▸ **Exercise inputs**:
++++++

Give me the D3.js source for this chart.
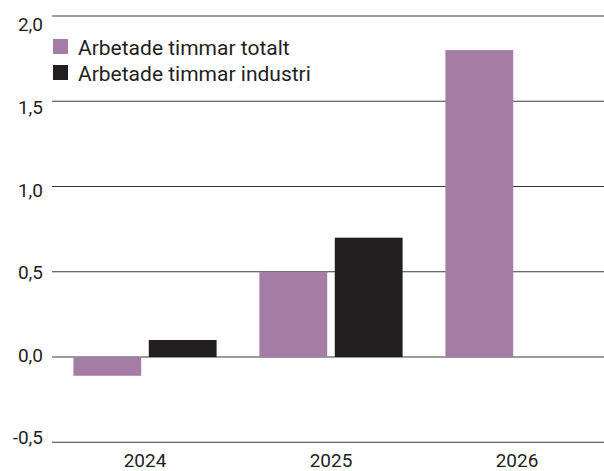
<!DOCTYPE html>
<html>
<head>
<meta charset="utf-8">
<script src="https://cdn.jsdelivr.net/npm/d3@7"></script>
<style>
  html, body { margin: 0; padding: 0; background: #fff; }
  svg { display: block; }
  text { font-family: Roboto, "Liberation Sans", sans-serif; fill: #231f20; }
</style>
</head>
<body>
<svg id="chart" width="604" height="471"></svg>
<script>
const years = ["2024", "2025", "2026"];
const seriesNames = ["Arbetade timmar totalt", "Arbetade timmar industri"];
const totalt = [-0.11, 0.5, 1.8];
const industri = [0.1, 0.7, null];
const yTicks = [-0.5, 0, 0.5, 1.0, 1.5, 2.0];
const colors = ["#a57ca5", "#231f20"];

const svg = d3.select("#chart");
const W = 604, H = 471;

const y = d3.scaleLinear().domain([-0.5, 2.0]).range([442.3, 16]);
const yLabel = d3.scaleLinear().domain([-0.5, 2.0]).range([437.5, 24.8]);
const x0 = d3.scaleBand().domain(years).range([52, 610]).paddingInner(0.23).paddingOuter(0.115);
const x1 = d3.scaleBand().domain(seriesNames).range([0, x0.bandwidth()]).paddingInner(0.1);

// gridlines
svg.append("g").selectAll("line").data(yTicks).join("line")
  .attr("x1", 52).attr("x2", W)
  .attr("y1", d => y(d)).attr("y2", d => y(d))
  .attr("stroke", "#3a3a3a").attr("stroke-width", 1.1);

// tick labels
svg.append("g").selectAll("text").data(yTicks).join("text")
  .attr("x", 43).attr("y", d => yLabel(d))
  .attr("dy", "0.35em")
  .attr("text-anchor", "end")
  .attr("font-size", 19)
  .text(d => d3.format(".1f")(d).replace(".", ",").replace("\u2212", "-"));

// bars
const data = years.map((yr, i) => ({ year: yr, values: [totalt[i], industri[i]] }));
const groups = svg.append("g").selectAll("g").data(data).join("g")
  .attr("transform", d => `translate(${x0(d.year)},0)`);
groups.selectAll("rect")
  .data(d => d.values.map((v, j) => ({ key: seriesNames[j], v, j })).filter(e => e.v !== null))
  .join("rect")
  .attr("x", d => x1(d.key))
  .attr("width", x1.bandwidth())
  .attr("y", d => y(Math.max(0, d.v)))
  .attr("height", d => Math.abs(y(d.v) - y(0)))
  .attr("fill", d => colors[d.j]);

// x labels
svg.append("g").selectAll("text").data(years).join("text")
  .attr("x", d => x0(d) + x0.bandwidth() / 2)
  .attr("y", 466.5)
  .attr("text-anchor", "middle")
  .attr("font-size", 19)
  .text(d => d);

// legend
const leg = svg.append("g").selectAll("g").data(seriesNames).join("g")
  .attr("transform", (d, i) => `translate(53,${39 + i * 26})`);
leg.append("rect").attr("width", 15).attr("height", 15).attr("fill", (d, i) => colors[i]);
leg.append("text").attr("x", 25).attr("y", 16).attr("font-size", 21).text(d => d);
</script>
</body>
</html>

++++++

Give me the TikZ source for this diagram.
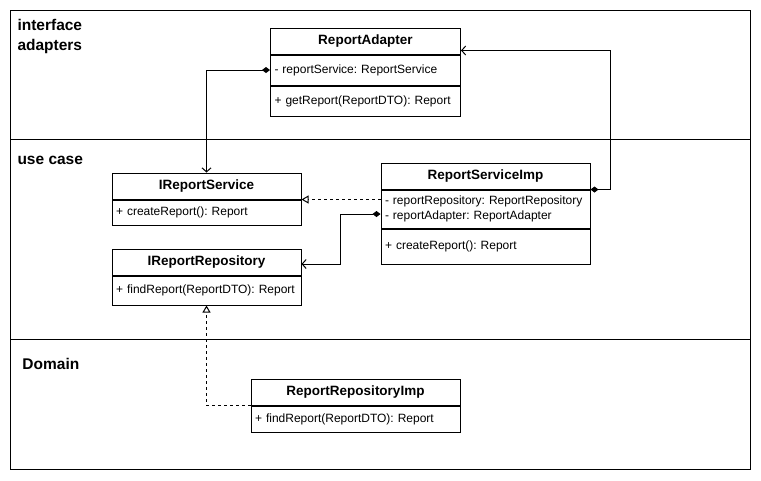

++++++

▸ **Given instruction**:
Going back to the data above, write out everything from the line with "Give me the D3.js source for this chart." down to the line with "const W = 604, H = 471;", both included, leaving every picture out.

▸ **Exercise response**:
Give me the D3.js source for this chart.
<!DOCTYPE html>
<html>
<head>
<meta charset="utf-8">
<script src="https://cdn.jsdelivr.net/npm/d3@7"></script>
<style>
  html, body { margin: 0; padding: 0; background: #fff; }
  svg { display: block; }
  text { font-family: Roboto, "Liberation Sans", sans-serif; fill: #231f20; }
</style>
</head>
<body>
<svg id="chart" width="604" height="471"></svg>
<script>
const years = ["2024", "2025", "2026"];
const seriesNames = ["Arbetade timmar totalt", "Arbetade timmar industri"];
const totalt = [-0.11, 0.5, 1.8];
const industri = [0.1, 0.7, null];
const yTicks = [-0.5, 0, 0.5, 1.0, 1.5, 2.0];
const colors = ["#a57ca5", "#231f20"];

const svg = d3.select("#chart");
const W = 604, H = 471;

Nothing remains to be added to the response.